= Simon Fletcher (political advisor) =

UK Labour party political strategist

Simon Fletcher is a prominent figure on the left of the British Labour Party. He is a left wing political strategist and campaigner who has held senior positions working for socialist politicians including the Mayor of London Ken Livingstone and leader of the opposition, Jeremy Corbyn.

==Biography==

Fletcher was born in Oxfordshire and earned a first-class degree at the City of London Polytechnic (now London Guildhall University).

== Career ==
In 1993, Fletcher was elected as a councillor at a by-election for the St Pancras ward on Camden London Borough Council, after the resignation of the incumbent Mary Helsdon.

Fletcher worked in the office of Tony Benn. He ran the successful campaigns to win the London Mayoralty (2000), the Labour leadership (2015) and the Scottish Labour leadership (2017). Fletcher also ran Livingstone's campaign to be the Labour candidate for Mayor of London in 2010. He worked in the office of three successive Labour Party leaders, having been the trade union liaison manager for Ed Miliband, and then chief of staff for Jeremy Corbyn, and advisor for planning election campaigns to Sir Keir Starmer.

A close aide to Ken Livingstone, Fletcher was the first elected Mayor of London's chief of staff, heading Livingstone's office for two terms. During this time he is reported to have been a member of the Trotskyist group Socialist Action, the successor organisation to the International Marxist Group. Fletcher is reported to have negotiated Livingstone's early 're-entry' to the Labour Party after Livingstone had stood as an independent in the 2000 mayoral election. An Evening Standard profile of Fletcher and other Livingstone mayoral advisers reported that when Livingstone travelled abroad he left Fletcher in charge, and quoted the London Assembly member Toby Harris as saying that Fletcher was the Mayor's 'surrogate brain.' The report stated that his 'abilities are highly regarded, even by those who do not warm to him.' The same newspaper in 2007 described him as 'the Mayor's super-bright, ultra-loyal chief of staff.'

Fletcher headed a Labour Party Tory-attack team in London in the 2010 general election. In a 2014 Total Politics interview, the then Conservative Mayor of London, Boris Johnson, defined a 'Fletcheresque' approach to campaigning, drawing attention to Fletcher's transition from Livingstone's chief of staff to Miliband aide: "I think lots of Labour voters are rally disheartened with Miliband" he says. "People don’t know what he stands for. He’s neither fish, flesh nor fowl. What’s the point of Miliband? He’s doing this terrible thing, this Fletcheresque [another reference to Simon Fletcher, Livingstone’s former chief of staff] nonsense of making these boutique offers to people."

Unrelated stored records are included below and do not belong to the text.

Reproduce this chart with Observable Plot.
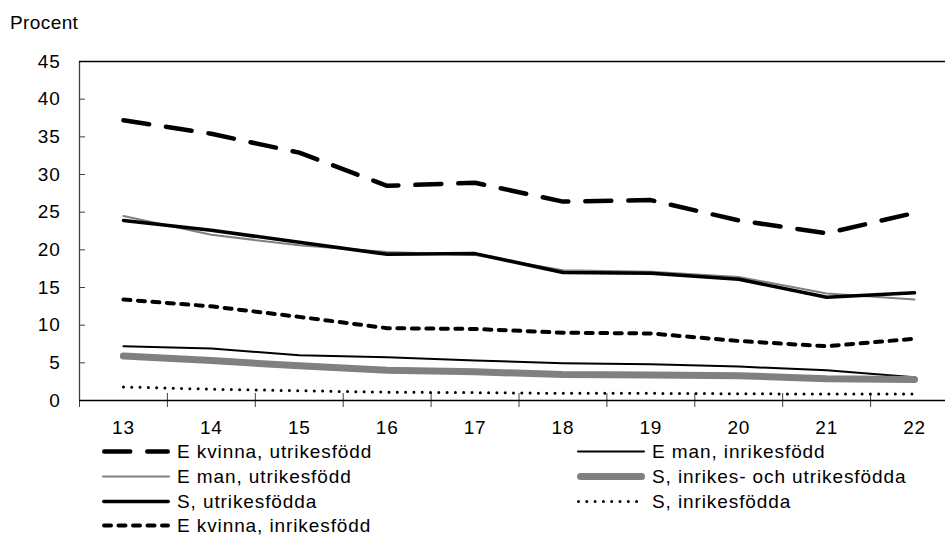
<!DOCTYPE html>
<html><head><meta charset="utf-8">
<script src="https://cdn.jsdelivr.net/npm/d3@7"></script>
<script src="https://cdn.jsdelivr.net/npm/@observablehq/plot@0.6"></script>
<style>
html,body{margin:0;padding:0;background:#fff;}
body{width:945px;height:537px;position:relative;overflow:hidden;font-family:"Liberation Sans",Arial,sans-serif;color:#000;}
#title{position:absolute;left:10px;top:0;height:40px;padding-top:13px;box-sizing:border-box;font-size:19px;line-height:19px;letter-spacing:0.4px;}
#chart{position:absolute;left:0;top:40px;}
#chart svg text{letter-spacing:0.8px;}
.item{position:absolute;display:flex;align-items:center;height:25px;font-size:19px;line-height:25px;letter-spacing:0.9px;white-space:nowrap;}
.item svg{overflow:visible;margin-right:7px;flex:none;}
</style></head><body>
<div id="title">Procent</div>
<div id="chart"></div>
<div id="legend"></div>
<script>
// ---- data ----
const years = [13, 14, 15, 16, 17, 18, 19, 20, 21, 22];
const yTicks = [0, 5, 10, 15, 20, 25, 30, 35, 40, 45];
const seriesNames = [
  "E kvinna, utrikesfödd",
  "E man, inrikesfödd",
  "E man, utrikesfödd",
  "S, inrikes- och utrikesfödda",
  "S, utrikesfödda",
  "S, inrikesfödda",
  "E kvinna, inrikesfödd"
];
const eKvinnaUtrikes = [37.2, 35.4, 32.9, 28.5, 28.9, 26.4, 26.6, 23.9, 22.2, 24.9];
const eManInrikes    = [7.2, 6.9, 6.0, 5.75, 5.3, 4.95, 4.8, 4.5, 4.0, 3.1];
const eManUtrikes    = [24.5, 22.0, 20.6, 19.7, 19.3, 17.3, 17.1, 16.4, 14.2, 13.4];
const sInrUtr        = [5.9, 5.3, 4.6, 4.0, 3.8, 3.45, 3.4, 3.3, 2.9, 2.8];
const sUtrikes       = [23.9, 22.6, 21.0, 19.4, 19.5, 17.0, 16.9, 16.1, 13.7, 14.3];
const sInrikes       = [1.8, 1.5, 1.3, 1.1, 1.05, 0.95, 0.95, 0.9, 0.85, 0.85];
const eKvinnaInrikes = [13.4, 12.5, 11.1, 9.6, 9.5, 9.0, 8.9, 7.9, 7.2, 8.2];

const seriesValues = [eKvinnaUtrikes, eManInrikes, eManUtrikes, sInrUtr, sUtrikes, sInrikes, eKvinnaInrikes];

// ---- styles ----
const styles = [
  {stroke: "#000", strokeWidth: 4.5, dash: "26,17"},
  {stroke: "#000", strokeWidth: 2, dash: null},
  {stroke: "#808080", strokeWidth: 2, dash: null},
  {stroke: "#808080", strokeWidth: 7, dash: null},
  {stroke: "#000", strokeWidth: 3.5, dash: null},
  {stroke: "#000", strokeWidth: 3, dash: "0,8.3"},
  {stroke: "#000", strokeWidth: 4, dash: "7,7.5"}
];

const bounds = years.map(y => y - 0.5);

const lineMarks = seriesNames.map((name, k) => {
  const data = years.map((y, i) => ({year: y, value: seriesValues[k][i], series: name}));
  const s = styles[k];
  return Plot.line(data, {
    x: "year", y: "value",
    stroke: s.stroke, strokeWidth: s.strokeWidth,
    strokeDasharray: s.dash || undefined,
    strokeLinecap: "round", strokeLinejoin: "round"
  });
});

const chart = Plot.plot({
  width: 945, height: 398,
  marginTop: 21, marginBottom: 38, marginLeft: 79, marginRight: 0,
  style: {fontFamily: "'Liberation Sans', Arial, sans-serif", fontSize: "19px", color: "#000", background: "#fff", overflow: "visible"},
  x: {type: "linear", domain: [years[0] - 0.5, years[years.length - 1] + 0.5], range: [79, 958],
      ticks: years, tickSize: 0, tickPadding: 20, tickFormat: d => String(d), label: null},
  y: {domain: [0, 45], ticks: yTicks, tickSize: 0, tickPadding: 19, label: null},
  marks: [
    Plot.ruleY(yTicks, {x1: years[0] - 0.5, x2: years[0] - 0.5, insetRight: -6, stroke: "#404040", strokeWidth: 1}),
    Plot.ruleX(bounds, {y1: 0, y2: 0, insetTop: -7, insetBottom: -7, stroke: "#404040", strokeWidth: 1}),
    Plot.ruleX([years[0] - 0.5], {stroke: "#404040", strokeWidth: 1.3}),
    Plot.ruleY([0, 45], {stroke: "#000", strokeWidth: 1.3}),
    ...lineMarks
  ]
});
document.getElementById("chart").appendChild(chart);

// ---- legend ----
const legend = d3.select("#legend");
const rowCenters0 = 451.5, rowStep = 24.8;
seriesNames.forEach((name, k) => {
  const col = k % 2, row = Math.floor(k / 2);
  const s = styles[k];
  const item = legend.append("div").attr("class", "item")
    .style("left", (col ? 577 : 102) + "px")
    .style("top", (rowCenters0 + row * rowStep - 12.5) + "px");
  const svg = item.append("svg").attr("width", 68).attr("height", 25);
  const cap = s.strokeWidth / 2;
  svg.append("line")
    .attr("x1", cap).attr("x2", 68 - cap).attr("y1", 12.5).attr("y2", 12.5)
    .attr("stroke", s.stroke).attr("stroke-width", s.strokeWidth)
    .attr("stroke-linecap", "round")
    .attr("stroke-dasharray", s.dash);
  item.append("span").text(name);
});
</script>
</body></html>
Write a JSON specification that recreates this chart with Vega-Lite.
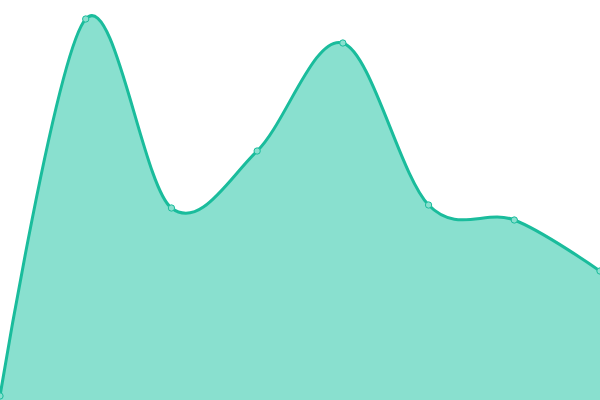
{
  "$schema": "https://vega.github.io/schema/vega-lite/v6.json",
  "width": 600,
  "height": 400,
  "autosize": {"type": "none"},
  "padding": 0,
  "data": {
    "values": [
      {"i": 0, "v": 4},
      {"i": 1, "v": 381},
      {"i": 2, "v": 192},
      {"i": 3, "v": 249},
      {"i": 4, "v": 357},
      {"i": 5, "v": 195},
      {"i": 6, "v": 180},
      {"i": 7, "v": 129}
    ]
  },
  "encoding": {
    "x": {"field": "i", "type": "quantitative", "scale": {"domain": [0, 7], "nice": false, "zero": false}, "axis": null},
    "y": {"field": "v", "type": "quantitative", "scale": {"domain": [0, 400], "nice": false}, "axis": null}
  },
  "layer": [
    {
      "mark": {"type": "area", "interpolate": "cardinal", "fill": "#89e0cf", "fillOpacity": 1, "line": {"color": "#1abc9c", "strokeWidth": 3}}
    },
    {
      "mark": {"type": "point", "filled": true, "size": 40, "fill": "#89e0cf", "stroke": "#1abc9c", "strokeWidth": 1, "opacity": 1}
    }
  ],
  "config": {"view": {"stroke": null}}
}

Having been the director of Jeremy Corbyn's campaign to be Labour Party leader Fletcher was then campaign director for the successful Scottish Labour leadership bid by Richard Leonard MSP. In 2020 he was appointed Strategic Campaigns Adviser for Keir Starmer's Labour leadership election campaign, but it was announced Fletcher would leave after the 2021 local elections.

== Personal life ==
According to the Independent, Fletcher is divorced.
The Huffington Post reports that he lives in Gateshead with his partner Marie Nixon, a former member of Sunderland's Kenickie band.